LAS VEGAS, Nev. — According to Washington, D.C. lawyer Garry Bevel, LGBTQ rights are not newly devised rights, but a matter of applying basic U.S. civil rights to non-heterosexuals.
“If straight kids can do it, gay kids should be able to do it,” Bevel said flatly. “If a boy wants to wear a pink backpack – you can’t tell a boy not to, if girls can.”
And the best way to protect the legal rights of LGBTQ teens, according to Bevel, is not threatening litigation but working with agencies that serve teens.
“We need to build partnerships,” Bevel told his audience of teachers, counselors, social workers and lawyers on Saturday at Time to THRIVE, a Las Vegas conference organized by the Human Rights Campaign Foundation to promote the wellbeing of LGBTQ youth, who have higher rates of suicide, homelessness, depression and addictions than their straight peers.
The constitutional rights to self expression and freedom of assembly are the legal grounds to justify same-sex teens attending prom or wearing T-shirts to school that mention a gay-rights organization or forming a Gay Straight Alliance club on campus, he explained. “Being ‘out’ is not something special. We’re not carving out new rights.”
Civil rights laws and Title 9 often apply, and should be cited, when advocating to change policies and practices that adversely affect LGBTQ teens, he added. Bevel has been a staff attorney with the American Bar Association’s Center on Children and the Law, though he is leaving that position on Friday.
“The big picture is that the courts have begun to look at laws broadly,” said Mary Hermann, chair of counselor education at Virginia Commonwealth University. Hermann, who also led a session at Time to THRIVE, was an expert witness in a Michigan case, Ward v. Wilbanks, in which the court found a graduate program can require counseling candidates to counsel clients who are LGBTQ, regardless of the candidate’s religious beliefs.
According to Bevel, some of the law enforcement “solutions” for handling LGBTQ teens when in custody are harmful, and advocates need to argue for better placements, as well as document inadequacies in order to build a legal record. “Silence is one of the biggest enemies” to change, he said.

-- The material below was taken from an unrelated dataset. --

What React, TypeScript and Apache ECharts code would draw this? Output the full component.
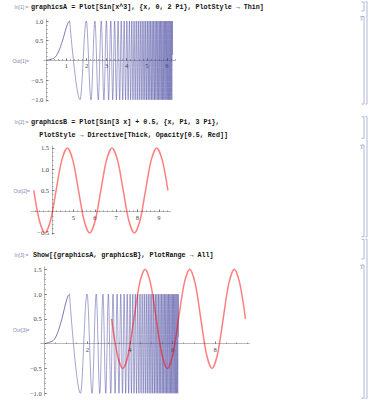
import React, { useEffect, useRef } from "react";
import * as echarts from "echarts";

// ---- graphicsA: Plot[Sin[x^3], {x, 0, 2 Pi}] ----
// rising start of the curve (x, y)
const sinCubeStartX = [0, 0.4, 0.6, 0.8, 0.9, 1.0, 1.1, 1.1624];
const sinCubeStartY = [0, 0.064, 0.214, 0.49, 0.666, 0.841, 0.971, 1];
// successive peaks / troughs, then the end point at 2 Pi
const sinCubeExtremaX = [
  1.1624, 1.6765, 1.9878, 2.2237, 2.418, 2.5853, 2.7333, 2.8668, 2.989, 3.1019,
  3.2071, 3.3058, 3.399, 3.4873, 3.5714, 3.6517, 3.7286, 3.8024, 3.8735, 3.9421,
  4.0084, 4.0725, 4.1347, 4.1951, 4.2537, 4.3109, 4.3665, 4.4207, 4.4737, 4.5254,
  4.576, 4.6254, 4.6739, 4.7213, 4.7679, 4.8135, 4.8583, 4.9022, 4.9454, 4.9879,
  5.0296, 5.0707, 5.1111, 5.1509, 5.19, 5.2286, 5.2666, 5.3041, 5.3411, 5.3776,
  5.4135, 5.449, 5.4841, 5.5187, 5.5528, 5.5866, 5.62, 5.6529, 5.6855, 5.7177,
  5.7496, 5.7811, 5.8122, 5.8431, 5.8736, 5.9038, 5.9337, 5.9633, 5.9926, 6.0216,
  6.0503, 6.0788, 6.107, 6.135, 6.1627, 6.1901, 6.2173, 6.2443, 6.271, 6.2832,
];
const sinCubeExtremaY = [
  1, -1, 1, -1, 1, -1, 1, -1, 1, -1,
  1, -1, 1, -1, 1, -1, 1, -1, 1, -1,
  1, -1, 1, -1, 1, -1, 1, -1, 1, -1,
  1, -1, 1, -1, 1, -1, 1, -1, 1, -1,
  1, -1, 1, -1, 1, -1, 1, -1, 1, -1,
  1, -1, 1, -1, 1, -1, 1, -1, 1, -1,
  1, -1, 1, -1, 1, -1, 1, -1, 1, -1,
  1, -1, 1, -1, 1, -1, 1, -1, 1, 0.135,
];

// ---- graphicsB: Plot[Sin[3 x] + 0.5, {x, Pi, 3 Pi}] ----
const sinThreeX = [
  3.1416, 3.4034, 3.6652, 3.927, 4.1888, 4.4506, 4.7124, 4.9742, 5.236, 5.4978,
  5.7596, 6.0214, 6.2832, 6.545, 6.8068, 7.0686, 7.3304, 7.5922, 7.854, 8.1158,
  8.3776, 8.6394, 8.9012, 9.163, 9.4248,
];
const sinThreeY = [
  0.5, -0.207, -0.5, -0.207, 0.5, 1.207, 1.5, 1.207, 0.5, -0.207,
  -0.5, -0.207, 0.5, 1.207, 1.5, 1.207, 0.5, -0.207, -0.5, -0.207,
  0.5, 1.207, 1.5, 1.207, 0.5,
];

// ---- tick labels ----
const xLabelsA = [1, 2, 3, 4, 5, 6];
const yLabelsA = [-1, -0.5, 0.5, 1];
const xLabelsB = [5, 6, 7, 8, 9];
const yLabelsB = [-0.5, 0.5, 1, 1.5];
const xLabelsC = [2, 4, 6, 8];
const yLabelsC = [-1, -0.5, 0.5, 1, 1.5];

// ---- notebook texts ----
const inLabels = ["In[1]:=", "In[2]:=", "In[3]:="];
const outLabels = ["Out[1]=", "Out[2]=", "Out[3]="];
const code1 = "graphicsA = Plot[Sin[x^3], {x, 0, 2 Pi}, PlotStyle \u2192 Thin]";
const code2a = "graphicsB = Plot[Sin[3 x] + 0.5, {x, Pi, 3 Pi},";
const code2b = "PlotStyle \u2192 Directive[Thick, Opacity[0.5, Red]]";
const code3 = "Show[{graphicsA, graphicsB}, PlotRange \u2192 All]";

const BLUE = "#3d3d99";
const RED = "rgba(255,0,0,0.5)";
const LBL = "#7f8ab5";
const BR = "#9ca5cc";

const zip = (xs: number[], ys: number[]) => xs.map((x, i) => [x, ys[i]]);
const steps = (a: number, b: number, s: number) => {
  const out: number[] = [];
  for (let v = a; v <= b + 1e-9; v += s) out.push(+v.toFixed(4));
  return out;
};

const tickFont = { fontFamily: "Liberation Serif", fontSize: 6.5, color: "#444" };
const fmtY = (v: number) => (v < 0 ? "\u2212" : "") + Math.abs(v).toFixed(1);
const fmtX = (v: number) => String(v);

type P = {
  xmin: number; xmax: number; ymin: number; ymax: number;
  left: number; top: number; width: number; height: number;
  yAxisAt: number;
  xLabels: number[]; yLabels: number[]; xMinor: number[]; yMinor: number[];
};

function buildPlot(p: P, gi: number) {
  const grids = [0, 1].map(() => ({
    left: p.left, top: p.top, width: p.width, height: p.height,
    containLabel: false, outerBoundsMode: "none",
  }));
  // axis crossing: x-axis at y = 0, y-axis at x = yAxisAt
  const zeroPy = p.top + (p.height * p.ymax) / (p.ymax - p.ymin);
  const xOffset = -(p.top + p.height - zeroPy);
  const yOffset = -((p.width * (p.yAxisAt - p.xmin)) / (p.xmax - p.xmin));
  const xAxes = [
    {
      type: "value", gridIndex: gi, min: p.xmin, max: p.xmax, position: "bottom", offset: xOffset,
      axisLine: { show: true, onZero: false, lineStyle: { color: "#a8a8a8", width: 0.8 } },
      axisTick: { show: true, inside: true, length: 2.2, customValues: p.xLabels, lineStyle: { color: "#555", width: 0.7 } },
      axisLabel: { show: true, customValues: p.xLabels, formatter: fmtX, margin: 2, ...tickFont },
      splitLine: { show: false },
    },
    {
      type: "value", gridIndex: gi + 1, min: p.xmin, max: p.xmax, position: "bottom", offset: xOffset,
      axisLine: { show: false, onZero: false },
      axisTick: { show: true, inside: true, length: 1.3, customValues: p.xMinor, lineStyle: { color: "#666", width: 0.6 } },
      axisLabel: { show: false },
      splitLine: { show: false },
    },
  ];
  const yAxes = [
    {
      type: "value", gridIndex: gi, min: p.ymin, max: p.ymax, position: "left", offset: yOffset,
      axisLine: { show: true, onZero: false, lineStyle: { color: "#a8a8a8", width: 0.8 } },
      axisTick: { show: true, inside: true, length: 2.2, customValues: p.yLabels, lineStyle: { color: "#555", width: 0.7 } },
      axisLabel: { show: true, customValues: p.yLabels, formatter: fmtY, margin: 3, ...tickFont },
      splitLine: { show: false },
    },
    {
      type: "value", gridIndex: gi + 1, min: p.ymin, max: p.ymax, position: "left", offset: yOffset,
      axisLine: { show: false, onZero: false },
      axisTick: { show: true, inside: true, length: 1.3, customValues: p.yMinor, lineStyle: { color: "#666", width: 0.6 } },
      axisLabel: { show: false },
      splitLine: { show: false },
    },
  ];
  return { grids, xAxes, yAxes };
}

const plotA: P = {
  xmin: -0.126, xmax: 6.409, ymin: -1.05, ymax: 1.05,
  left: 43.77, top: 19.03, width: 131.35, height: 82.74, yAxisAt: 0,
  xLabels: xLabelsA, yLabels: yLabelsA, xMinor: steps(0.2, 6.4, 0.2), yMinor: steps(-1, 1, 0.1),
};
const plotB: P = {
  xmin: 3.0159, xmax: 9.5505, ymin: -0.54, ymax: 1.54,
  left: 31.09, top: 146.25, width: 139.51, height: 88.4, yAxisAt: 4,
  xLabels: xLabelsB, yLabels: yLabelsB, xMinor: steps(3.2, 9.4, 0.2), yMinor: steps(-0.5, 1.5, 0.1),
};
const plotC: P = {
  xmin: -0.1885, xmax: 9.6133, ymin: -1.05, ymax: 1.55,
  left: 40.69, top: 266.82, width: 208.78, height: 128.96, yAxisAt: 0,
  xLabels: xLabelsC, yLabels: yLabelsC, xMinor: steps(0.5, 9.5, 0.5), yMinor: steps(-1, 1.5, 0.1),
};

function blueSeries(axisIndex: number) {
  const common = { type: "line", xAxisIndex: axisIndex, yAxisIndex: axisIndex, symbol: "none", showSymbol: false, silent: true, z: 2 };
  return [
    { ...common, data: zip(sinCubeStartX, sinCubeStartY), smooth: 0.3, lineStyle: { color: BLUE, width: 0.7 } },
    { ...common, data: zip(sinCubeExtremaX, sinCubeExtremaY), smooth: 0.363, smoothMonotone: "x", lineStyle: { color: BLUE, width: 0.55, opacity: 0.85 } },
  ];
}
function redSeries(axisIndex: number) {
  return {
    type: "line", xAxisIndex: axisIndex, yAxisIndex: axisIndex, symbol: "none", showSymbol: false, silent: true, z: 3,
    data: zip(sinThreeX, sinThreeY), smooth: 0.3, lineStyle: { color: RED, width: 1.5 },
  };
}

function bracket(x: number, y1: number, y2: number, hook: number) {
  return {
    type: "polyline",
    shape: { points: [[x - hook, y1], [x, y1], [x, y2], [x - hook, y2]] },
    style: { stroke: BR, lineWidth: 0.8, fill: null },
    silent: true,
  };
}
function outMark(x: number, y: number) {
  return {
    type: "polyline",
    shape: { points: [[x - 3, y], [x - 0.5, y], [x - 2, y + 1.6], [x - 0.5, y + 2.6], [x - 2.5, y + 3.6]] },
    style: { stroke: BR, lineWidth: 0.7, fill: null },
    silent: true,
  };
}
function txt(text: string, x: number, y: number, font: string, fill: string, align: string) {
  return {
    type: "text", x, y, silent: true,
    style: { text, font, fill, textAlign: align, textVerticalAlign: "middle", align, verticalAlign: "middle" },
  };
}

export default function App() {
  const ref = useRef<HTMLDivElement>(null);
  useEffect(() => {
    if (!ref.current) return;
    const chart = echarts.init(ref.current, undefined, { renderer: "svg" });
    const a = buildPlot(plotA, 0);
    const b = buildPlot(plotB, 2);
    const c = buildPlot(plotC, 4);
    const codeFont = 'bold 6.7px "Liberation Mono"';
    const lblFont = '5px "Liberation Sans"';
    const graphic = [
      txt(inLabels[0], 28.5, 7, lblFont, LBL, "right"),
      txt(code1, 31, 7, codeFont, "#111", "left"),
      txt(outLabels[0], 29, 60.7, lblFont, LBL, "right"),
      txt(inLabels[1], 28.5, 122.3, lblFont, LBL, "right"),
      txt(code2a, 31, 122.3, codeFont, "#111", "left"),
      txt(code2b, 39.3, 135, codeFont, "#111", "left"),
      txt(outLabels[1], 30, 191, lblFont, LBL, "right"),
      txt(inLabels[2], 28.5, 255, lblFont, LBL, "right"),
      txt(code3, 33, 255, codeFont, "#111", "left"),
      txt(outLabels[2], 29.5, 330, lblFont, LBL, "right"),
      bracket(364, 2, 11, 2.5), bracket(364, 16.5, 104, 2.5), outMark(363, 16.8), bracket(367, 1.7, 104, 1.5),
      bracket(364, 116.7, 138.3, 2.5), bracket(364, 145, 236.7, 2.5), outMark(363, 145.3), bracket(367, 116.7, 236.7, 1.5),
      bracket(364, 239.3, 259, 2.5), bracket(364, 265, 398.3, 2.5), outMark(363, 265.3), bracket(367, 239.3, 398.3, 1.5),
    ];
    chart.setOption({
      animation: false,
      grid: [...a.grids, ...b.grids, ...c.grids],
      xAxis: [...a.xAxes, ...b.xAxes, ...c.xAxes],
      yAxis: [...a.yAxes, ...b.yAxes, ...c.yAxes],
      series: [...blueSeries(0), redSeries(2), ...blueSeries(4), redSeries(4)],
      graphic,
    } as any);
    return () => chart.dispose();
  }, []);
  return (
    <div
      ref={ref}
      style={{ position: "absolute", left: 0, top: 0, width: 369, height: 400, background: "#fff" }}
    />
  );
}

For example, if a transgender teen enters the juvenile justice system for a status offense – such as under-age drinking, violating curfew or skipping school – the teen is often put in custody with peers of the trans’ originating gender, as opposed to his or her identifying gender. That sets the teen up for harassment and physical harm.
Or – equally harmful illegal, Bevel asserted – is the law enforcement practice of putting a transgender teen in solitary confinement to protect him or her from peers.
“It is unconstitutional per se,” Bevel said. “You’re placing the burden of the child’s safety on the child, not the facility.” Being isolated increases emotional trauma and creates more opportunity for suicide. Conference participants also discussed the possibility of applying the same logic to education, if a LGBTQ teen is moved to a new school or diverted to home study because of bullying at the home school.
When it comes to foster care for LGBTQ teens, the state must do more than provide a place to eat and sleep. The caregivers must be unbiased and emotionally supportive. “Once a state steps in as the parent, that triggers a lot more responsibilities,” Bevel concluded.